Press Statement (2) by Parliamentary Opposition Leader, DAP Secretary-General and MP for Tanjung, Lim Kit Siang, in Penang on Thursday, 24th May 1990 at 11.30 a.m.
DAP calls on MCA, Gerakan and SUPP Ministers to list out all the provisions in the Education Bill 1990 which are detrimental to Chinese education and Chinese primary schools
Education Minister, Anwar Ibrahim, was reported as saying after the meeting of the Cabinet Committee on the Education Bill 1990 that s final decision had not been taken but the provision to abolish the Boards of management of ‘fully-aided’ Chinese primary schools may be dropped from the Education Bill 1990.
The question of the abolition of the Boards of Management of the 432 ‘fully-aided’ Chinese primary schools should not have arisen in the first place, if the Barisan Nasional government is sensitive about the concern and love of the Chinese community for Chinese education and Chinese primary schools.
What the people want to know is why the Cabinet Committee cannot immediately resolve this issue, and decide once and for all that there would be no question of the abolition of the Boards of Management of the 432 Chinese primary schools?
This gives rise to the important question what are the other provisions in the Education Bill 1990 which are detrimental to Chinese education and Chinese primary schools. I call on the MCA, Gerakan and SUPP Ministers to list out all the provisions in the Education Bill 1990 which are detrimental to Chinese education and Chinese primary schools.

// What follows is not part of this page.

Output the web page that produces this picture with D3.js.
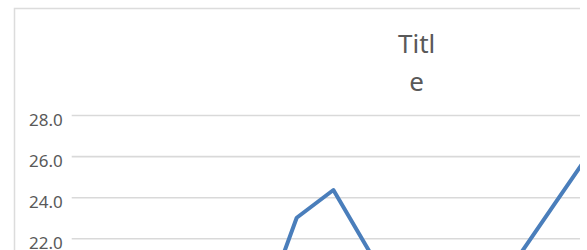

In fact, the responsibility of the MCA, Gerakan and SUPP Ministers on the Cabinet Committee is to ensure that iron-clad provisions are included in the Education Bill 1990 to ensure that the position of Chinese education and Chinese primary schools could never be questioned and undermined, whether directly or indirectly, whether by legislative, administrative, financial or any other advised. For this purpose, the repeal of Section 21(2) of the 1961 Education Act is not enough.
In today’s press, the Deputy Education Minister, Woon See Chin, said that the work of the Cabinet Committee on the Education Bill 1990 is entering id final stage, and that in fact, many provisions had already been agreed by the six Ministers in the Cabinet Committee.
If this is the case, then I call on the Cabinet Committee to make public all those provisions which it had reached agreement, as there are only 18 days left to the June meeting of Parliament, which is to debate and vote on the new education act.
Call on Transport Minister, Datuk Dr. Ling Liong Sik, to explain about the planned Taiwan boycott of MAS
It has been reported that Taiwan newspapers and consumer associations are planning a boycott of MAS if MAS continues to use the DC-10 leased from World Airways on the Kuala Lumpur-Taipei route.
According to the Taiwanese English daily, The China Post, a former MAS staff, Huang Chen-hsiang, had been sacked by MAS after he lodged a complaint to the China Aviation Authority (CAA) about the two DC010s used by MAS for the Taipei route, namely serial no. N102UA and M902WA. One of the DC-10s was later withdrawn from service.
Such reports can only have negative effects on Malaysia’s international efforts to promote the country as a tourist destination. As Transport Minister, Datuk Dr. Ling Liong Sik, owes the public a full explanation about the air-worthiness of the DC-10, not only on the Taipei route, but also on other routes.
Malaysians will be the people who will mostly be travelling on the DC-10, whether on the Taipei route or other routes. For this reason, the Malaysian travelling public have a right to know the routes which this DC-10 is presently servicing.
DAP calls for a full review by a special Parliamentary Committee on the entire $4.5 billion British arms deal
It has been reported that the Malaysian Government has decided to cancel its highly publicised plan to buy 12 Tornado fighter jets worth $2 billion and that the Government is thinking of buying 20 Hawk fighter-trainers instead.
This change in choice of fighter aircraft would not affect the $4.5 billion British arms deal concluded by the Malaysian Government for air and ground defence equipment, as well as anti-submarine defence equipment. It is this British arms deal which the British newspaper, the Observer, alleged had been accompanied by a 10 per cent kick-back for UMNO Baru and some other influential individuals amounting to some $450 million.
What is needed is not a review of the particular type of fighter aircraft, but a review of the entire $4.5 billion British arms deal. DAP calls for a full review by a special Parliamentary Committee on whether Malaysia should go through with the $4.5 billion British arms deal.